In Vorarlberg verzeichnet die Mietervereinigung einen massiven Anstieg hilfesuchender Menschen, die mit ihren Mieten im Rückstand sind und vor der Delogierung stehen.
Bregenz. Aufgrund der weitreichenden Einkommensverluste und ‑ausfälle im Zuge der Corona-Epidemie sowie der kapitalistischen Wirtschaftskrise haben viele Menschen in Vorarlberg ein massives Problem, ihre Mieten zu begleichen. Von März bis Juni waren Mieterinnen und Mieter vor Zwangsräumungen geschützt, doch diese Schonfrist ist abgelaufen und seit Juli gibt es wieder Mahnläufe, Räumungsklagen und Delogierungen. Denn natürlich wurde das Problem nur aufgeschoben: Die Corona-bedingten Mietrückstände wurden ja nicht gestrichen, sondern lediglich gestundet – nun müssen sie bezahlt werden, und zwar inklusive vier Prozent Verzugszinsen. Die soziale und finanzielle Situation vieler Menschen ist aber nach wie vor fatal: Durch Kurzarbeit, Arbeitslosigkeit und Verdienstentgang können sie sich ihre Mieten immer noch nicht leisten – und schon gar nicht die jetzt fälligen Nachzahlungen oder Betriebskostenabrechnungen. Viele Menschen wissen nicht, wo sie das geforderte Geld hernehmen sollen, und stehen vor einer persönlichen oder familiären Katastrophe.

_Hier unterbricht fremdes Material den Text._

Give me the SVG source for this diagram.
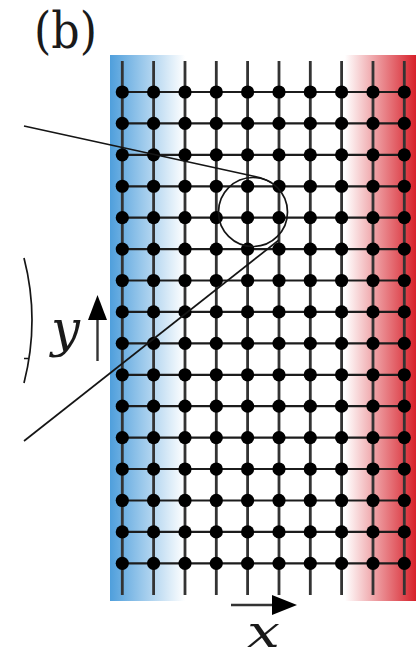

Die Mietervereinigung Vorarlberg berichtet von einem deutlichen Anstieg hilfesuchender und verzweifelter Menschen, denen der Verlust der Wohnung oder des Hauses droht. In einigen Fällen wurden den Betroffenen vom Vermieter bereits Strom und Wasser abgesperrt und natürlich ist es nur eine Frage der Zeit – nämlich des juristischen Fristenlaufes – bis Menschen wieder effektiv vor die Tür gesetzt werden: Damit sei in der ersten Jahreshälfte 2021 in größerer Zahl zu rechnen, zumal sich die Verhältnisse für viele Menschen nicht bessern, sondern sogar verschlechtern werden. Hinzu kommt im äußersten Westen Österreichs die Tatsache, dass die Wohnungsmieten im Bundesländervergleich in Vorarlberg ohnedies besonders hoch sind. Es ist offensichtlich, dass die betroffenen Mieterinnen und Mieter, denen die Delogierung droht, dringend Hilfe und Unterstützung von Bund und Land brauchen – niemand darf auf der Straße landen. Im Großen zeigt sich aber auch, dass der Kapitalismus das Grundbedürfnis auf würdiges und leistbares Wohnen letztlich nicht erfüllen kann und will: Er will auch über den Mietzins den Maximalprofit aus der eigentumslosen Arbeiterklasse herauspressen, deren ohnedies limitierter Lohn zu einem Gutteil für Wohnkosten draufgeht – für die wirtschaftliche und soziale Situation, die der Kapitalismus selbst den Menschen aufbürdet, interessiert er sich nicht. Insofern braucht es nicht nur niedrigere Mieten, sondern ein anderes System einer gerechten Wohlstandsverteilung, in dem Wohnen ein garantiertes Grundrecht ist.